# Baby hatching out of the egg !!



## guille24 (Aug 12, 2014)

Look what I found in the incubator today !! I can't wait for him/her to get out !


----------



## LLLReptile (Aug 12, 2014)

Awww, congratulations! Be sure to post pics when it finally emerges 

-Jen


----------



## guille24 (Aug 12, 2014)

Thank you !  my very first I'm so excited !! I don't think I would be this excited if I was about to become a dad lol


----------



## Maro2Bear (Aug 12, 2014)

So cool! Thanks for taking and sharin pix.


----------



## guille24 (Aug 12, 2014)

I'll post more as soon as he gets out !


----------



## annastortoise (Aug 12, 2014)

Adorable baby!! Absolutely keep us posted! <3 


 I <3 Russians


----------



## kathyth (Aug 12, 2014)

I can't wait to see the baby.
Congrats!


----------



## N2TORTS (Aug 12, 2014)

Well...ALLLRIGHTY GMAN ! ^5.....you be a poppa now!


----------



## guille24 (Aug 12, 2014)

N2TORTS said:


> Well...ALLLRIGHTY GMAN ! ^5.....you be a poppa now!
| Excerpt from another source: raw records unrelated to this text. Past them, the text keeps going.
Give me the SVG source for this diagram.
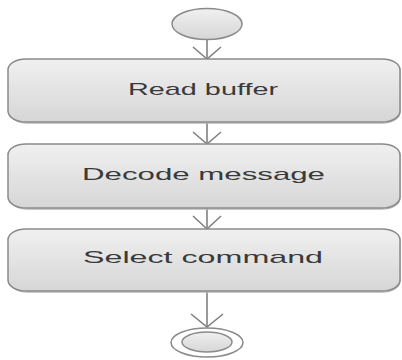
<svg xmlns="http://www.w3.org/2000/svg" width="402" height="360" viewBox="0 0 402 360">
  <defs>
    <linearGradient id="nodeFill" x1="0" y1="0" x2="0" y2="1">
      <stop offset="0" stop-color="#f0f0f0"/>
      <stop offset="1" stop-color="#d6d6d6"/>
    </linearGradient>
    <style>
      .act { fill: url(#nodeFill); stroke: #8a8a8a; stroke-width: 1.5; }
      .shadow { fill: none; stroke: #b8b8b8; stroke-width: 1.5; }
      .lbl { font-family: "Liberation Sans", Arial, sans-serif; font-size: 17px; fill: #3a3a3a; text-anchor: middle; }
      .flow { stroke: #808080; stroke-width: 1.6; fill: none; }
    </style>
  </defs>

  <!-- control flows: a line plus an open V head at the target -->
  <g id="connectors">
    <path class="flow" d="M207,39 V59"/>
    <path class="flow" d="M193,47 L207,59 L221,47"/>
    <path class="flow" d="M207,122 V144"/>
    <path class="flow" d="M193,132 L207,144 L221,132"/>
    <path class="flow" d="M207,208 V229"/>
    <path class="flow" d="M193,216 L207,229 L221,216"/>
    <path class="flow" d="M207,291 V327"/>
    <path class="flow" d="M191,314 L207,327 L223,314"/>
  </g>

  <g id="start">
    <ellipse cx="207" cy="24" rx="35" ry="15.5" class="act"/>
  </g>

  <g id="read-buffer">
    <rect x="10" y="61" width="390" height="62" rx="18" ry="11" class="shadow"/>
    <rect x="8" y="59" width="392" height="63" rx="18" ry="11" class="act"/>
    <text x="203" y="95" class="lbl" textLength="150" lengthAdjust="spacingAndGlyphs">Read buffer</text>
  </g>

  <g id="decode-message">
    <rect x="10" y="146" width="390" height="63" rx="18" ry="11" class="shadow"/>
    <rect x="8" y="144" width="392" height="64" rx="18" ry="11" class="act"/>
    <text x="203.5" y="180" class="lbl" textLength="243" lengthAdjust="spacingAndGlyphs">Decode message</text>
  </g>

  <g id="select-command">
    <rect x="10" y="231" width="390" height="61" rx="18" ry="11" class="shadow"/>
    <rect x="8" y="229" width="392" height="62" rx="18" ry="11" class="act"/>
    <text x="203" y="263" class="lbl" textLength="240" lengthAdjust="spacingAndGlyphs">Select command</text>
  </g>

  <g id="end">
    <ellipse cx="207" cy="342.5" rx="36" ry="14.5" fill="#ffffff" stroke="#8a8a8a" stroke-width="1.5"/>
    <ellipse cx="207" cy="342" rx="25" ry="10" class="act"/>
  </g>
</svg>
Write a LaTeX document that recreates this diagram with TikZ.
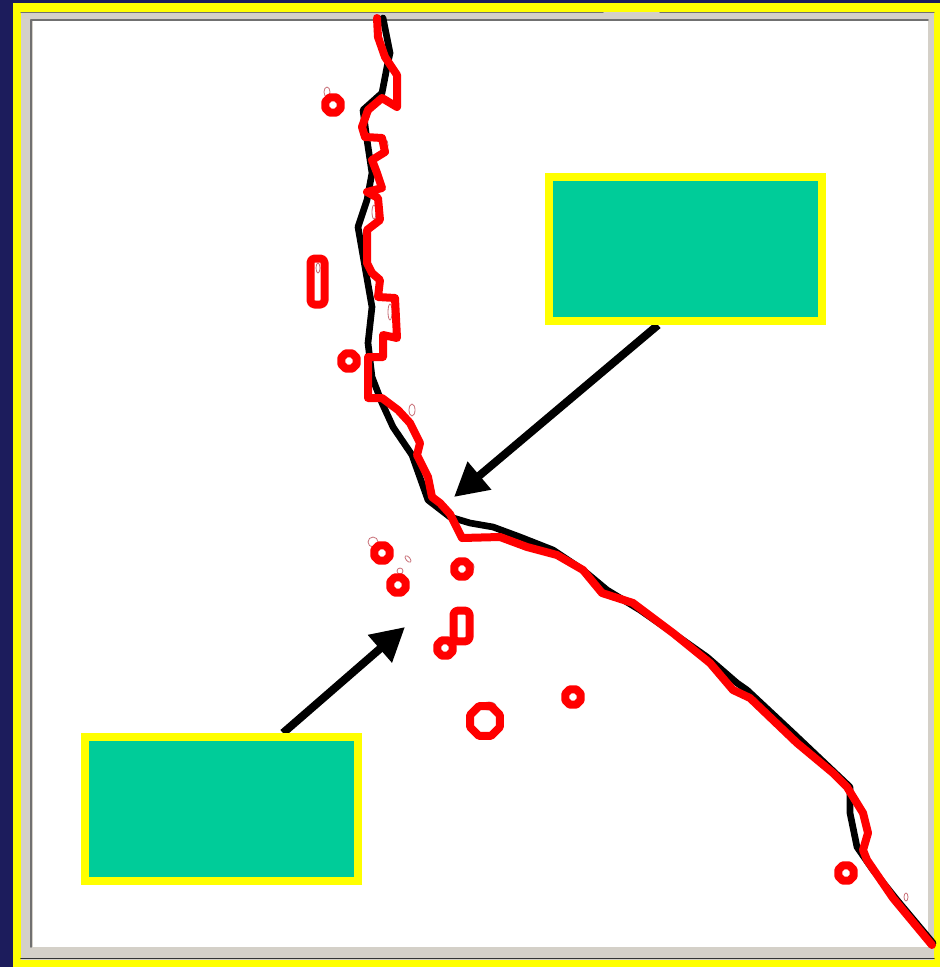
\documentclass[tikz,border=0pt]{standalone}
\usepackage{tikz}
\usetikzlibrary{arrows.meta,positioning,shapes.geometric}
\definecolor{navy}{HTML}{1C1C5C}
\definecolor{frameyel}{HTML}{FFFF00}
\definecolor{panelgray}{HTML}{D4D0C8}
\definecolor{bevdark}{HTML}{707070}
\definecolor{boxgreen}{HTML}{00CC99}
\definecolor{tracered}{HTML}{FF0000}
\definecolor{speckle}{HTML}{C87078}

\begin{document}
\begin{tikzpicture}[x=0.75pt, y=-0.75pt, line cap=round, line join=round,
  truthline/.style={black, line width=5pt},
  traceline/.style={tracered, line width=6pt},
  ring/.style={draw=tracered, regular polygon, regular polygon sides=8,
               line width=6pt, inner sep=0pt, minimum size=12.5pt},
  capsule/.style={draw=tracered, rectangle, rounded corners=3pt,
                  line width=6pt, inner sep=0pt},
  speck/.style={speckle, line width=0.6pt},
  callout/.style={fill=boxgreen, draw=frameyel, line width=6pt, line join=miter,
                  minimum width=204.5pt, minimum height=108pt, inner sep=0pt},
  pointer/.style={-{Triangle[length=25pt,width=26pt]}, black, line width=6pt,
                  line cap=butt}]

% ================================================================ frame
\fill[navy] (0,0) rectangle (940,967);
\fill[frameyel] (13,3) rectangle (940,967);
\fill[panelgray] (21,12) rectangle (934,960);
\draw[bevdark, line width=1pt] (21,12.5) -- (603,12.5);
\draw[bevdark, line width=1pt] (660,12.5) -- (934,12.5);
\draw[bevdark, line width=1.2pt] (31,947) -- (31,20) -- (928,20);
\draw[black!80, line width=1.2pt] (21,958.5) -- (934,958.5);
\fill[white] (33,21) rectangle (928,947);

% ---- speckles left by the detector -----------------------------------
\draw[speck] (327,92) ellipse (3 and 5);
\draw[speck] (386,72) ellipse (2 and 8);
\draw[speck] (386,145) ellipse (2 and 5);
\draw[speck] (374,212) ellipse (2 and 7);
\draw[speck] (318,268) ellipse (2 and 5);
\draw[speck] (390,312) ellipse (2 and 8);
\draw[speck] (412,410) ellipse (3 and 6);
\draw[speck] (373,542) ellipse (5 and 5);
\draw[speck, rotate around={40:(408,559)}] (408,559) ellipse (2 and 4);
\draw[speck] (400,571) ellipse (3 and 3);
\draw[speck] (472,567) ellipse (2 and 4);
\draw[speck] (489,706) ellipse (7 and 4);
\draw[speck] (586,575) ellipse (2 and 3);
\draw[speck] (806,746) ellipse (2 and 3);
\draw[speck] (906,897) ellipse (2 and 4);

% ---- reference boundary ------------------------------------------------
\draw[truthline] (383,18) -- (390,53) -- (387,67) -- (382,93) -- (363,110)
  -- (367,140) -- (372,173) -- (367,200) -- (358,227) -- (365,267)
  -- (372,307) -- (368,343) -- (372,377) -- (382,403) -- (393,427)
  -- (412,455) -- (428,500) -- (450,517) -- (470,523) -- (493,527)
  -- (520,537) -- (553,550) -- (583,570) -- (607,590) -- (640,610)
  -- (673,633) -- (707,657) -- (737,683) -- (747,690) -- (793,733)
  -- (850,787) -- (850,813) -- (857,847) -- (873,870) -- (897,900)
  -- (933,943);

% ---- detected boundary -------------------------------------------------
\draw[traceline] (377,18) -- (378,37) -- (385,57) -- (397,75) -- (397,107)
  -- (382,98) -- (368,110) -- (362,127) -- (365,137) -- (382,138)
  -- (385,152) -- (372,160) -- (377,173) -- (382,188) -- (367,192)
  -- (378,198) -- (380,220) -- (367,230) -- (367,263) -- (372,273)
  -- (380,280) -- (378,297) -- (395,298) -- (397,338) -- (383,335)
  -- (383,357) -- (368,357) -- (368,398) -- (382,398) -- (398,410)
  -- (410,423) -- (420,443) -- (417,455) -- (428,477) -- (432,497)
  -- (440,503) -- (450,514) -- (462,538) -- (500,537) -- (527,547)
  -- (557,555) -- (583,570) -- (602,593) -- (633,603) -- (673,633)
  -- (710,663) -- (733,690) -- (750,698) -- (797,743) -- (833,773)
  -- (847,787) -- (863,813) -- (868,833) -- (863,850) -- (867,860)
  -- (893,898) -- (932,945);

% ---- false spots ---------------------------------------------------------
\node[ring] (spotA) at (333,105) {};
\node[capsule, minimum width=10.5pt, minimum height=34.5pt] (barA) at (317.5,281.5) {};
\node[ring] (spotB) at (349,361) {};
\node[ring] (spotC) at (382,553) {};
\node[ring] (spotD) at (398,585) {};
\node[ring] (spotE) at (462,569) {};
\node[capsule, minimum width=12pt, minimum height=23pt] (barB) at (461.5,626) {};
\node[ring] (spotF) at (445,648) {};
\node[ring, minimum size=24pt] (spotG) at (485,721) {};
\node[ring] (spotH) at (573,697) {};
\node[ring] (spotI) at (846,873) {};

% ---- callouts ------------------------------------------------------------
\coordinate (junction) at (454,497);
\coordinate (gap) at (405,627);
\draw[pointer] (685.5,249) ++(-27.5,76) -- (junction);
\draw[pointer] (221.5,809) ++(61.5,-76) -- (gap);
\node[callout] (noteTop) at (685.5,249) {};
\node[callout] (noteBot) at (221.5,809) {};

\end{tikzpicture}
\end{document}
Hahah finally ! I've been waiting for this moment my whole life ! Haha


----------



## lismar79 (Aug 12, 2014)

Yay!!!!!


----------



## turtlemanfla88 (Aug 12, 2014)

congrads on your first baby


----------



## guille24 (Aug 12, 2014)

turtlemanfla88 said:


> congrads on your first baby


Thank you


----------



## guille24 (Aug 13, 2014)

The baby is out !!


----------



## christinaland128 (Aug 13, 2014)

Aw can't wait to see his face!


----------



## guille24 (Aug 13, 2014)

christinaland128 said:


> Aw can't wait to see his face!


I can't wait to go home and take more pics!!


----------



## tortadise (Aug 13, 2014)

Cool.


----------



## Tom (Aug 13, 2014)

Congratulations. I think we all remember our first, but it is still amazing every time. So happy for you.


----------



## guille24 (Aug 13, 2014)

Tom said:


> Congratulations. I think we all remember our first, but it is still amazing every time. So happy for you.


Thank you !


----------



## guille24 (Aug 13, 2014)




----------



## Carol S (Aug 13, 2014)

Congratulations! So cute. I just love Russian hatchlings.


----------



## N2TORTS (Aug 13, 2014)

Wa ~La ! ......Hello World !.....


----------



## guille24 (Aug 13, 2014)

Carol S said:


> Congratulations! So cute. I just love Russian hatchlings.


Thank you !


----------



## Michael Twohy (Aug 13, 2014)

Congrats! He is a cute tortoise


----------



## guille24 (Aug 13, 2014)

mike t said:


> Congrats! He is a cute tortoise


Thank you !


----------



## Yellow Turtle01 (Aug 13, 2014)

OMG!! Congratulations! So happy he hatched for you! He is so cute!! Did just one hatch? Is the one who had that crack still inside the egg?


----------



## tortoisetime565 (Aug 13, 2014)

I want him!!


----------



## lismar79 (Aug 13, 2014)

Cute overload


----------



## guille24 (Aug 13, 2014)

Yellow Turtle01 said:


> OMG!! Congratulations! So happy he hatched for you! He is so cute!! Did just one hatch? Is the one who had that crack still inside the egg?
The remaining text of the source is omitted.